Society seems to have created an auto-response for dealing with someone addicted to drugs or alcohol. When families ask for guidance, the response invariably comes back, “There’s nothing you can do unless your loved one wants help or hits bottom.”
Oftentimes, the next piece of advice offered is, “Throw him out of the house,” or, “Cut him off and have him call when he’s ready.”
Sadly, this advice frequently comes from those answering phones at a treatment center. Many family members say they have called many places and were told, “He has to want it, he has to hit rock bottom. We can’t help him unless he makes the call.”
Please consider the source when asking such questions and the feedback you receive. Individuals operating the phones at the treatment center are neither therapists nor addiction professionals. In many cases, they come from a sales background and may not be educated or have a background in addiction. These folks are trained and paid to speak about their program and not to think outside the box.
Family, friends and colleagues also fall into the category of those without a proper background. In brief, too much advice and too many opinions come from people not qualified to give it. Although they may have pure intentions, non-professionals are often clueless about the topic of addiction.
People say that addicts and alcoholics “have to hit rock bottom” as if they know what that means. Bottom is different for everyone. Simply put, someone reaches rock bottom when things get worse faster than the standards get lower. What may be bottom to some isn’t necessarily bottom to an addict or alcoholic who has adapted to each and every crisis that came along.
Until the pain and the consequences of abusing drugs or alcohol become greater than the fear of facing sobriety, the loved one most likely will not stop. Some seek help after one DUI; others are in prison on their fifth DUI, planning a party upon their release. Some are serving lengthy prison sentences for vehicular manslaughter while intoxicated.
The first step in asking for help is admitting powerlessness over the substance of choice and that life has become unmanageable. Up to that point, loved ones have managed their addictions, their lives and their families in ways that kept them comfortable and consequence-free.
You’ve heard it all before: the bottom is jail, institutionalization or death – and that’s true. Through the intervention process, done on the family’s terms, the bottom can be your intervention and entering treatment.
Jails, institutions and death can be seen as society’s way of performing an intervention. As noted throughout this website, an intervention is going to happen with or without professional guidance.

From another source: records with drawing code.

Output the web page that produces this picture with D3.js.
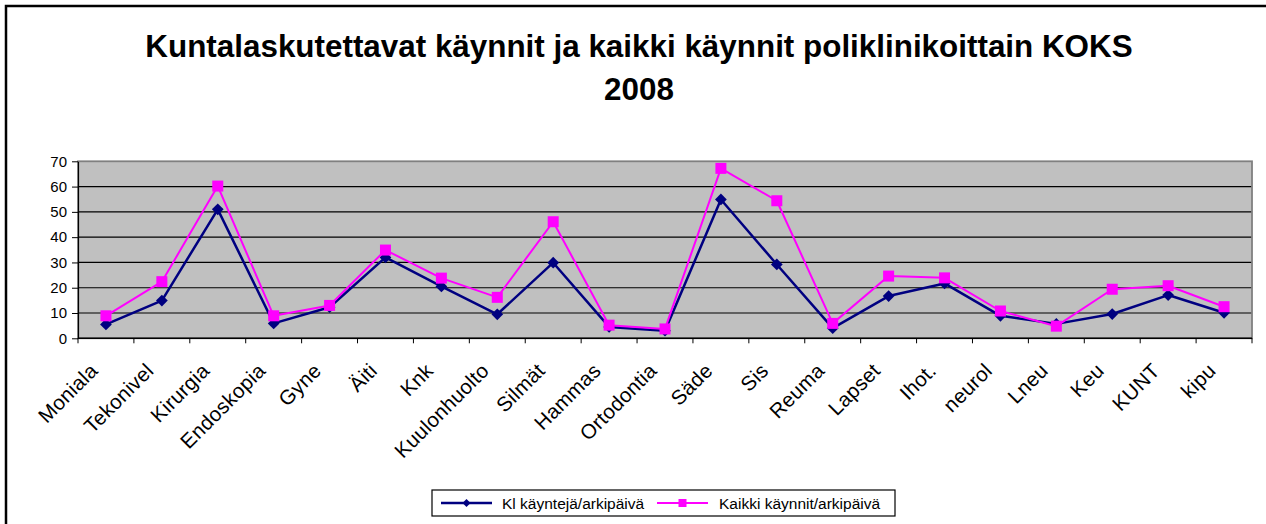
<!DOCTYPE html>
<html>
<head>
<meta charset="utf-8">
<script src="https://cdn.jsdelivr.net/npm/d3@7"></script>
<style>
  html, body { margin: 0; padding: 0; background: #fff; }
  svg { display: block; font-family: "Liberation Sans", Arial, sans-serif; }
</style>
</head>
<body>
<svg id="chart" width="1266" height="524"></svg>
<script>
const categories = ["Moniala", "Tekonivel", "Kirurgia", "Endoskopia", "Gyne", "Äiti", "Knk",
  "Kuulonhuolto", "Silmät", "Hammas", "Ortodontia", "Säde", "Sis", "Reuma", "Lapset",
  "Ihot.", "neurol", "Lneu", "Keu", "KUNT", "kipu"];
const klKaynteja = [5.5, 14.9, 51.0, 5.9, 12.3, 32.0, 20.5, 9.5, 29.9, 4.5, 3.0, 54.9, 29.2, 4.0, 16.7, 21.7, 8.9, 5.7, 9.6, 17.1, 10.1];
const kaikkiKaynnit = [8.9, 22.4, 60.2, 8.9, 13.0, 34.9, 23.8, 16.2, 46.1, 5.2, 3.7, 67.2, 54.4, 5.9, 24.6, 23.9, 10.8, 4.8, 19.4, 20.8, 12.5];
const yTicks = [0, 10, 20, 30, 40, 50, 60, 70];
const seriesNames = ["Kl käyntejä/arkipäivä", "Kaikki käynnit/arkipäivä"];
const titleLines = ["Kuntalaskutettavat käynnit ja kaikki käynnit poliklinikoittain KOKS", "2008"];

const svg = d3.select("#chart");
const navy = "#000080", pink = "#FF00FF";

// outer chart frame
svg.append("rect").attr("x", 6).attr("y", 6).attr("width", 1300).attr("height", 600)
  .attr("fill", "#fff").attr("stroke", "#000").attr("stroke-width", 2.5);

// title
const title = svg.append("text").attr("text-anchor", "middle")
  .attr("font-weight", "bold").attr("font-size", 31.4).attr("fill", "#000");
title.append("tspan").attr("x", 639).attr("y", 57).text(titleLines[0]);
title.append("tspan").attr("x", 639).attr("y", 100).text(titleLines[1]);

const plot = { left: 78, right: 1252, top: 161.3, bottom: 338.3 };
const x = d3.scaleBand().domain(categories).range([plot.left, plot.right]).padding(0);
const y = d3.scaleLinear().domain([0, 70]).range([plot.bottom, plot.top]);

// plot background
svg.append("rect").attr("x", plot.left).attr("y", plot.top)
  .attr("width", plot.right - plot.left).attr("height", plot.bottom - plot.top)
  .attr("fill", "#C0C0C0");

// gridlines
svg.append("g").selectAll("line").data(yTicks.filter(t => t > 0 && t < 70)).join("line")
  .attr("x1", plot.left).attr("x2", plot.right)
  .attr("y1", d => y(d)).attr("y2", d => y(d))
  .attr("stroke", "#000").attr("stroke-width", 1.2);

// plot border
svg.append("rect").attr("x", plot.left).attr("y", plot.top)
  .attr("width", plot.right - plot.left).attr("height", plot.bottom - plot.top)
  .attr("fill", "none").attr("stroke", "#808080").attr("stroke-width", 1.8);

// y axis
const yAxis = d3.axisLeft(y).tickValues(yTicks).tickSize(6).tickPadding(5).tickSizeOuter(0);
const gy = svg.append("g").attr("transform", `translate(${plot.left},0)`).call(yAxis);
gy.select(".domain").attr("stroke", "#000").attr("stroke-width", 1.2);
gy.selectAll(".tick line").attr("stroke", "#000");
gy.selectAll(".tick text").attr("font-size", 15).attr("fill", "#000")
  .attr("font-family", "Liberation Sans, Arial, sans-serif");

// x axis with ticks at category boundaries
const boundaries = categories.map(c => x(c)).concat([plot.right]);
const gx = svg.append("g");
gx.append("line").attr("x1", plot.left).attr("x2", plot.right)
  .attr("y1", plot.bottom).attr("y2", plot.bottom).attr("stroke", "#000").attr("stroke-width", 1.5);
gx.selectAll("line.tk").data(boundaries).join("line").attr("class", "tk")
  .attr("x1", d => d).attr("x2", d => d)
  .attr("y1", plot.bottom).attr("y2", plot.bottom + 5).attr("stroke", "#000");
gx.selectAll("text").data(categories).join("text")
  .attr("text-anchor", "end").attr("font-size", 20.5).attr("fill", "#000")
  .attr("letter-spacing", 0.3)
  .attr("transform", d => `translate(${x(d) + x.bandwidth() / 2 - 7},372) rotate(-45)`)
  .text(d => d);

// series
const cx = d => x(d) + x.bandwidth() / 2;
const line = vals => d3.line().x((v, i) => cx(categories[i])).y(v => y(v))(vals);

svg.append("path").attr("d", line(klKaynteja)).attr("fill", "none")
  .attr("stroke", navy).attr("stroke-width", 2.5).attr("stroke-linejoin", "round");
svg.append("g").selectAll("path").data(klKaynteja).join("path")
  .attr("d", d3.symbol(d3.symbolDiamond2, 88)())
  .attr("transform", (v, i) => `translate(${cx(categories[i])},${y(v)})`)
  .attr("fill", navy);

svg.append("path").attr("d", line(kaikkiKaynnit)).attr("fill", "none")
  .attr("stroke", pink).attr("stroke-width", 2).attr("stroke-linejoin", "round");
svg.append("g").selectAll("rect").data(kaikkiKaynnit).join("rect")
  .attr("x", (v, i) => cx(categories[i]) - 5.5).attr("y", v => y(v) - 5.5)
  .attr("width", 11).attr("height", 11).attr("fill", pink);

// legend
const lg = svg.append("g");
lg.append("rect").attr("x", 432).attr("y", 490).attr("width", 463).attr("height", 26)
  .attr("fill", "#fff").attr("stroke", "#000").attr("stroke-width", 1.2);
const legendItems = [
  { name: seriesNames[0], color: navy, x0: 441, tx: 502, shape: "diamond", w: 2.5 },
  { name: seriesNames[1], color: pink, x0: 657, tx: 719, shape: "square", w: 2 }
];
legendItems.forEach(it => {
  lg.append("line").attr("x1", it.x0).attr("x2", it.x0 + 51).attr("y1", 503).attr("y2", 503)
    .attr("stroke", it.color).attr("stroke-width", it.w);
  if (it.shape === "diamond") {
    lg.append("path").attr("d", d3.symbol(d3.symbolDiamond2, 40)())
      .attr("transform", `translate(${it.x0 + 25.5},503)`).attr("fill", it.color);
  } else {
    lg.append("rect").attr("x", it.x0 + 25.5 - 4).attr("y", 499).attr("width", 8).attr("height", 8)
      .attr("fill", it.color);
  }
  lg.append("text").attr("x", it.tx).attr("y", 508.5).attr("font-size", 15.5).attr("fill", "#000")
    .text(it.name);
});
</script>
</body>
</html>
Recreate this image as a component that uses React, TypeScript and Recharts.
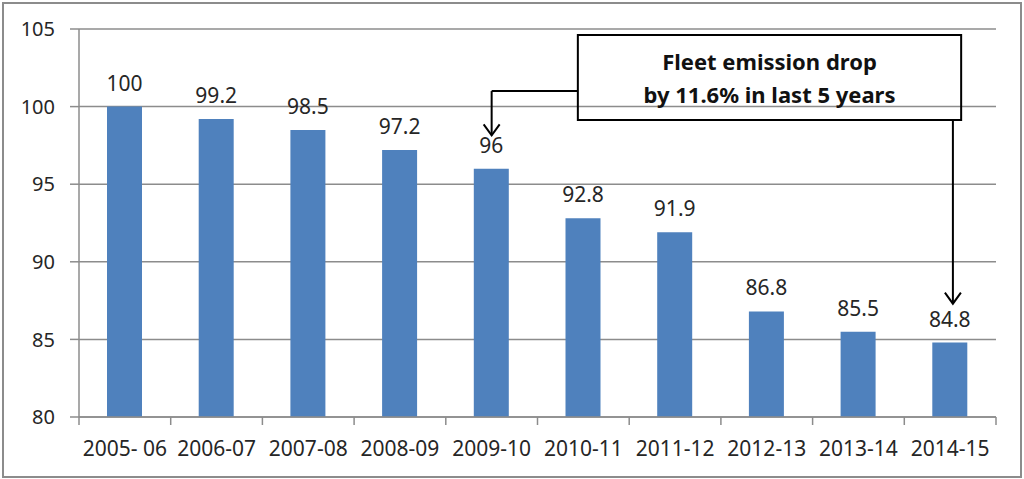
import React from 'react';
import {
  BarChart,
  Bar,
  XAxis,
  YAxis,
  CartesianGrid,
  LabelList,
  ReferenceArea,
  ReferenceLine,
  ReferenceDot,
} from 'recharts';

const years = [
  '2005- 06',
  '2006-07',
  '2007-08',
  '2008-09',
  '2009-10',
  '2010-11',
  '2011-12',
  '2012-13',
  '2013-14',
  '2014-15',
];
const emissionIndex = [100, 99.2, 98.5, 97.2, 96, 92.8, 91.9, 86.8, 85.5, 84.8];
const yTicks = [80, 85, 90, 95, 100, 105];
const noteLines = ['Fleet emission drop', 'by 11.6% in last 5 years'];

// pos = centre of each category on a 0..10 helper axis (used for the annotation)
const data = years.map((name, i) => ({ name, value: emissionIndex[i], pos: i + 0.5 }));

const FONT = '"Noto Sans", "Open Sans", sans-serif';
const GRID = '#8c8c8c';
const INK = '#262626';

const ArrowDown = (props: any) => {
  const { cx, cy } = props;
  return (
    <path
      d={`M${cx - 8},${cy - 11} L${cx},${cy} L${cx + 8},${cy - 11}`}
      fill="none"
      stroke="#000"
      strokeWidth={2}
    />
  );
};

const NoteLabel = (props: any) => {
  const vb = props.viewBox || {};
  const cx = vb.x + vb.width / 2;
  const cy = vb.y + vb.height / 2;
  return (
    <g>
      {noteLines.map((t, i) => (
        <text
          key={t}
          x={cx}
          y={cy + (i - 0.5) * 33}
          textAnchor="middle"
          dominantBaseline="central"
          fontFamily={FONT}
          fontWeight="bold"
          fontSize={22}
          fill="#111"
        >
          {t}
        </text>
      ))}
    </g>
  );
};

// category label plus tick marks at the band boundaries (Excel style)
const YearTick = (props: any) => {
  const { x, y, payload, index, width, visibleTicksCount } = props;
  const band = width / visibleTicksCount;
  const axisY = y;
  return (
    <g>
      <line x1={x + band / 2} y1={axisY} x2={x + band / 2} y2={axisY + 8} stroke={GRID} strokeWidth={1.5} />
      {index === 0 && (
        <line x1={x - band / 2} y1={axisY} x2={x - band / 2} y2={axisY + 8} stroke={GRID} strokeWidth={1.5} />
      )}
      <text
        x={x}
        y={axisY + 31}
        textAnchor="middle"
        dominantBaseline="central"
        fill={INK}
        fontSize={21}
        fontFamily={FONT}
      >
        {payload.value}
      </text>
    </g>
  );
};

export default function App() {
  return (
    <div style={{ position: 'absolute', left: 0, top: 0, width: 1024, height: 479, background: '#fff' }}>
      <div
        style={{
          position: 'absolute',
          left: 2,
          top: 2,
          width: 1020,
          height: 476,
          boxSizing: 'border-box',
          border: `2px solid ${GRID}`,
        }}
      />
      <div style={{ position: 'absolute', left: 0, top: 0 }}>
        <BarChart
          width={1024}
          height={479}
          data={data}
          margin={{ top: 29, right: 28, bottom: 0, left: 0 }}
        >
          <CartesianGrid vertical={false} stroke={GRID} strokeWidth={1.5} />
          <XAxis
            dataKey="name"
            height={62}
            tickLine={false}
            axisLine={{ stroke: GRID, strokeWidth: 1.5 }}
            tickSize={0}
            tickMargin={0}
            interval={0}
            tick={<YearTick />}
          />
          <XAxis
            xAxisId="n"
            dataKey="pos"
            type="number"
            domain={[0, 10]}
            allowDataOverflow
            hide
          />
          <YAxis
            width={79}
            domain={[80, 105]}
            ticks={yTicks}
            interval={0}
            tickSize={9}
            tickMargin={15}
            tickLine={{ stroke: GRID, strokeWidth: 1.5 }}
            axisLine={{ stroke: GRID, strokeWidth: 1.5 }}
            tick={{ fill: INK, fontSize: 20, fontFamily: FONT }}
          />
          <Bar dataKey="value" fill="#4f81bd" barSize={35} isAnimationActive={false}>
            <LabelList
              dataKey="value"
              position="top"
              offset={16}
              fill={INK}
              fontSize={21}
              fontFamily={FONT}
            />
          </Bar>
          <ReferenceArea
            xAxisId="n"
            x1={5.44}
            x2={9.62}
            y1={99.13}
            y2={104.62}
            fill="none"
            fillOpacity={0}
            stroke="#000"
            strokeWidth={2}
            ifOverflow="visible"
            label={(p: any) => <NoteLabel {...p} />}
          />
          <ReferenceLine
            xAxisId="n"
            ifOverflow="visible"
            stroke="#000"
            strokeWidth={2}
            segment={[
              { x: 5.44, y: 101 },
              { x: 4.5, y: 101 },
            ]}
          />
          <ReferenceLine
            xAxisId="n"
            ifOverflow="visible"
            stroke="#000"
            strokeWidth={2}
            segment={[
              { x: 4.5, y: 101 },
              { x: 4.5, y: 98.15 },
            ]}
          />
          <ReferenceLine
            xAxisId="n"
            ifOverflow="visible"
            stroke="#000"
            strokeWidth={2}
            segment={[
              { x: 9.53, y: 99.13 },
              { x: 9.53, y: 87.3 },
            ]}
          />
          <ReferenceDot xAxisId="n" x={4.5} y={98.15} r={1} ifOverflow="visible" shape={ArrowDown} />
          <ReferenceDot xAxisId="n" x={9.53} y={87.3} r={1} ifOverflow="visible" shape={ArrowDown} />
        </BarChart>
      </div>
    </div>
  );
}
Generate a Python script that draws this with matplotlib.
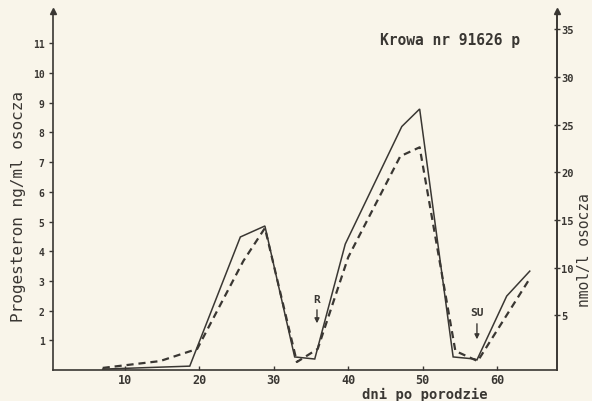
import matplotlib
matplotlib.use("Agg")
import matplotlib.pyplot as plt

# ---- data ----
days_solid = [7.0, 18.7, 25.5, 28.8, 32.8, 35.5, 39.6, 47.2, 49.6, 54.1, 57.0, 57.3, 61.3, 64.4]
prog_solid = [0.03, 0.13, 4.48, 4.85, 0.44, 0.37, 4.24, 8.2, 8.79, 0.44, 0.37, 0.34, 2.49, 3.33]

days_dashed = [7.0, 14.7, 19.7, 25.9, 28.8, 33.1, 35.9, 40.0, 47.0, 49.6, 54.4, 57.4, 64.2]
prog_dashed = [0.07, 0.30, 0.71, 3.67, 4.78, 0.27, 0.71, 3.80, 7.2, 7.5, 0.64, 0.30, 3.0]

x_ticks = [10, 20, 30, 40, 50, 60]
left_ticks = [1, 2, 3, 4, 5, 6, 7, 8, 9, 10, 11]
right_ticks = [5, 10, 15, 20, 25, 30, 35]

annot_labels = ["R", "SU"]
annot_days = [35.8, 57.3]

title_text = "Krowa nr 91626 p"
xlabel_text = "dni po porodzie"
ylabel_left = "Progesteron ng/ml osocza"
ylabel_right = "nmol/l osocza"

# ---- style ----
paper = "#f9f5ea"
ink = "#3a3733"
FONT = ["DejaVu Sans Mono", "DejaVu Sans"]
plt.rcParams["font.family"] = FONT

W, H = 592, 402
fig = plt.figure(figsize=(W / 100, H / 100), dpi=100, facecolor=paper)

def px(x0, y0, x1, y1):
    return [x0 / W, 1 - y1 / H, (x1 - x0) / W, (y1 - y0) / H]

ax = fig.add_axes(px(53, 12, 557, 371))
ax.set_facecolor(paper)

ax.plot(days_solid, prog_solid, color=ink, lw=1.1, solid_joinstyle="miter")
ax.plot(days_dashed, prog_dashed, color=ink, lw=1.6, linestyle=(0, (3.2, 2.2)))

ax.set_xlim(0.32, 68.06)
ax.set_ylim(0, 12.09)

ax.set_xticks(x_ticks)
ax.set_xticklabels([str(t) for t in x_ticks], fontsize=8.5, color=ink, fontweight="bold")
ax.set_yticks(left_ticks)
ax.set_yticklabels([str(t) for t in left_ticks], fontsize=7, color=ink, fontweight="bold")
ax.tick_params(axis="x", direction="in", length=3, width=1, color=ink, pad=2)
ax.tick_params(axis="y", direction="out", length=3, width=1, color=ink, pad=3)

ax.spines["top"].set_visible(False)
for s in ["left", "bottom", "right"]:
    ax.spines[s].set_color(ink)
    ax.spines[s].set_linewidth(1.2)

ax2 = ax.twinx()
ax2.set_ylim(-0.73, 36.94)
ax2.set_yticks(right_ticks)
ax2.set_yticklabels([str(t) for t in right_ticks], fontsize=7.5, color=ink, fontweight="bold")
ax2.tick_params(axis="y", direction="inout", length=4, width=1, color=ink, pad=1)
for s in ["top", "left", "bottom"]:
    ax2.spines[s].set_visible(False)
ax2.spines["right"].set_color(ink)
ax2.spines["right"].set_linewidth(1.2)

# arrowheads at top of the vertical axes
for xa in (0, 1):
    ax.plot([xa], [1.0], marker="^", markersize=5, color=ink, transform=ax.transAxes, clip_on=False)

# annotations R and SU
ann_text_y = [2.39, 1.95]
ann_tail_y = [2.12, 1.65]
ann_tip_y = [1.48, 0.94]
for lab, d, ty, t0, t1 in zip(annot_labels, annot_days, ann_text_y, ann_tail_y, ann_tip_y):
    ax.text(d, ty, lab, ha="center", va="center", fontsize=8, color=ink, fontweight="bold")
    ax.annotate("", xy=(d, t1), xytext=(d, t0),
                arrowprops=dict(arrowstyle="-|>", color=ink, lw=1.0, mutation_scale=7))

# texts
fig.text(450 / W, 1 - 40 / H, title_text, ha="center", va="center", fontsize=10.5, color=ink, fontweight="bold")
fig.text(425 / W, 1 - 395 / H, xlabel_text, ha="center", va="center", fontsize=10, color=ink, fontweight="bold")
fig.text(19 / W, 1 - 207 / H, ylabel_left, ha="center", va="center", rotation=90, fontsize=11.5, color=ink)
fig.text(584 / W, 1 - 250 / H, ylabel_right, ha="center", va="center", rotation=90, fontsize=10.5, color=ink)

fig.savefig("out.png", dpi=100, facecolor=paper)
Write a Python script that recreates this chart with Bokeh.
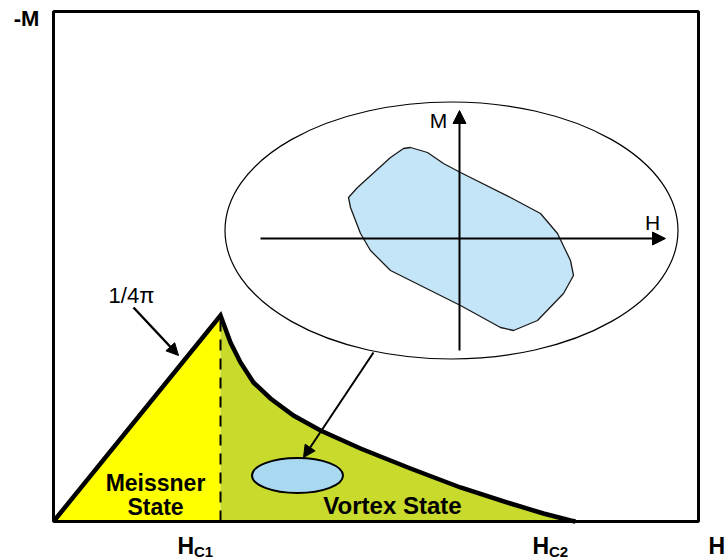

You, the family, have the ability to create the intervention and provide a non-lethal bottom to your loved one before society imposes one.
Furthermore, families place too much emphasis on when the addict or alcoholic wants help or hits bottom. When does the family get to declare, “Enough!” and that they’re at bottom and ready to accept help?
A family doesn’t have to wait for their loved one to change. An intervention is a family’s way of beginning their own treatment program when they’ve had enough.
Addiction has the entire family turned upside down with all of their energy, time and focus on the loved one’s problem. As a result, family members have lost sight of their own wants and needs. The addict or alcoholic has selfishly taken everything possible from you, and out of fear, in most cases, you’ve allowed it.
Oftentimes, people say that interventions won’t work, that addicts or alcoholics have to want it. Interventions are not about strong-arming loved ones into treatment. Interventions help to “raise the bottom” and guide them toward asking for and wanting help.